El cuarto principio, la ayuda que proporciona el teatro de la guerra, constituye, naturalmente, una ventaja para el bando de la defensa. Si el ejército atacante inicia la campaña, se aleja de su propio teatro de la guerra y, de este modo, se debilita; o sea, deja tras de sí fortificaciones y depósitos de todas clases. Cuanto más grande es el campo de operaciones que ha de atravesar, más se debilitará el ejército atacante (mediante marchas y establecimiento de guarniciones); el ejército defensor continúa manteniendo todas sus conexiones; o sea, cuenta con el apoyo de sus fortificaciones, no se debilita en forma alguna y se mantiene próximo a sus fuentes de abastecimiento.
En cuanto al quinto principio, el apoyo del pueblo, es verdad que no cabe encontrarlo en todas las defensas, porque una campaña defensiva puede ser llevada a cabo en territorio enemigo; pero en realidad, este principio deriva solamente de la idea de defensa y se aplica en la gran mayoría de los casos. Además, tiene que ver principalmente, aunque no de forma exclusiva, con la eficacia del llamamiento general y del armamento nacional, aportando por añadidura una disminución de la fricción y haciendo que las fuentes de abastecimiento estén más próximas y fluyan con mayor abundancia.
La campaña napoleónica de 1812 nos proporciona, como a través de un cristal de aumento, un ejemplo muy claro de la eficacia que entrañan los medios especificados en los principios tercero y cuarto. Medio millón de hombres cruzaron el Nieman, 120.000 lucharon en Borodino, y muchos menos llegaron a Moscú.
Podemos decir que el efecto mismo de ese asombroso intento fue tan grande que los rusos, incluso si no hubieran emprendido ninguna ofensiva, se habrían visto durante un tiempo considerable fuera del peligro de enfrentar cualquier nuevo intento de invasión. Es verdad que, con excepción de Suecia, no hay país en Europa que se halle en una posición similar a la de Rusia, pero el principio eficaz es siempre el mismo, y la única distinción que puede hacerse se refiere al grado mayor o menor de su intensidad.
Si añadimos a los principios cuarto y quinto la consideración de que estas fuerzas de la defensa corresponden a la defensa original, o sea, a la defensa llevada a cabo en nuestro propio suelo, y que resultan mucho más débiles si aquélla se produce en territorio enemigo y está mezclada con operaciones ofensivas, entonces de ello se deriva una nueva desventaja para la ofensiva, casi como la mencionada arriba, con respecto al tercer principio. Porque la ofensiva está compuesta por entero de elementos activos en escala tan pequeña como la defensa lo está de elementos destinados simplemente a detener los golpes del adversario. En realidad, todo ataque que no conduce de modo directo a la victoria debe terminar inevitablemente en defensa.

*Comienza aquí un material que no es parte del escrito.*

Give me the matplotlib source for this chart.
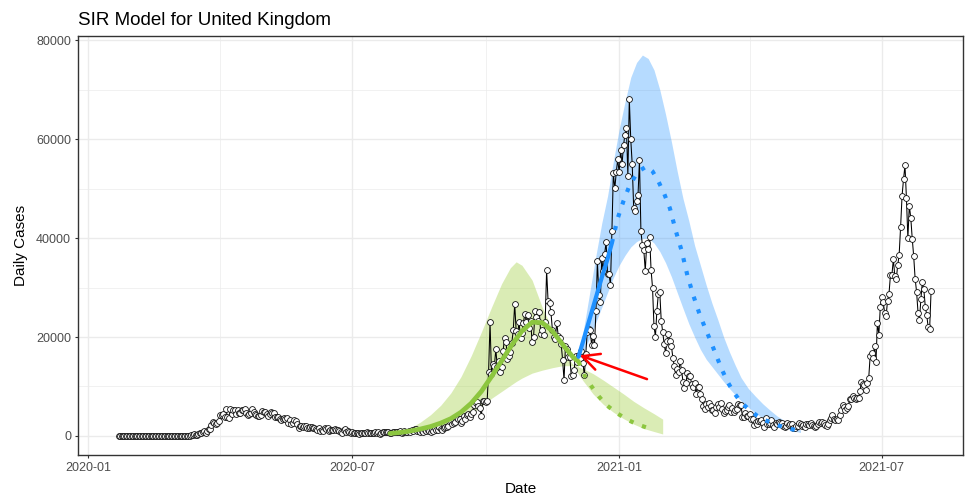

Ahora bien, si todos los elementos defensivos utilizados en atacar son debilitados por su naturaleza, o sea, por pertenecer al ataque, entonces esto deberá también ser considerado como una desventaja general de la ofensiva.
Esta circunstancia está tan lejos de ser una sutileza banal que, por el contrario, diremos más bien que en ella reside la principal desventaja de la ofensiva en general. Por lo tanto, en todo plan para un ataque estratégico debe prestarse desde el principio la mayor atención a este punto, o sea, a la defensa que le seguirá. Esto lo veremos con mayor claridad cuando tratemos sobre el plan de la guerra.
Las grandes fuerzas morales, que a veces impregnan el elemento de la guerra como un singular germen fermentativo y que, por lo tanto, el comandante en jefe puede usar en ciertos casos para fortalecer los otros medios a su disposición, cabe suponer que existen tanto en el bando de la defensa como en el del ataque. Al menos las que relucen más especialmente en el ataque, tales como la confusión y el desconcierto en las filas enemigas, no aparecen por lo general hasta después que se haya asestado el golpe decisivo, y, en consecuencia, raras veces contribuyen a imprimir a éste una dirección.
Creemos haber expuesto ya de forma suficiente nuestra proposición de que la defensa es una forma más poderosa de guerra que el ataque. Pero queda todavía por mencionar un pequeño factor pasado por alto hasta ahora. Es el valor, el sentimiento de superioridad en un ejército, que surge de la conciencia de pertenecer a la parte atacante. Es algo que constituye en sí mismo un hecho, pero ese sentimiento muy pronto se funde con otro más poderoso y general, que es inculcado al ejército por la victoria o por la derrota, por el talento o por la ineptitud de su general.
Los capítulos siguientes (IV al XXX) del libro Vl tratan del carácter concéntrico y excéntrico del ataque y de la defensa; del alcance de los medios de defensa desde el punto de vista estratégico y en su acción recíproca con el ataque; de la defensa en la montaña y a lo largo de ríos y corrientes de agua; de las nociones de cordón, de llave del país, de acción contra un flanco y de la retirada hacia el interior del propio país, lo cual conduce a la noción del «teatro de la guerra» (capítulos XXVII y XXVIII).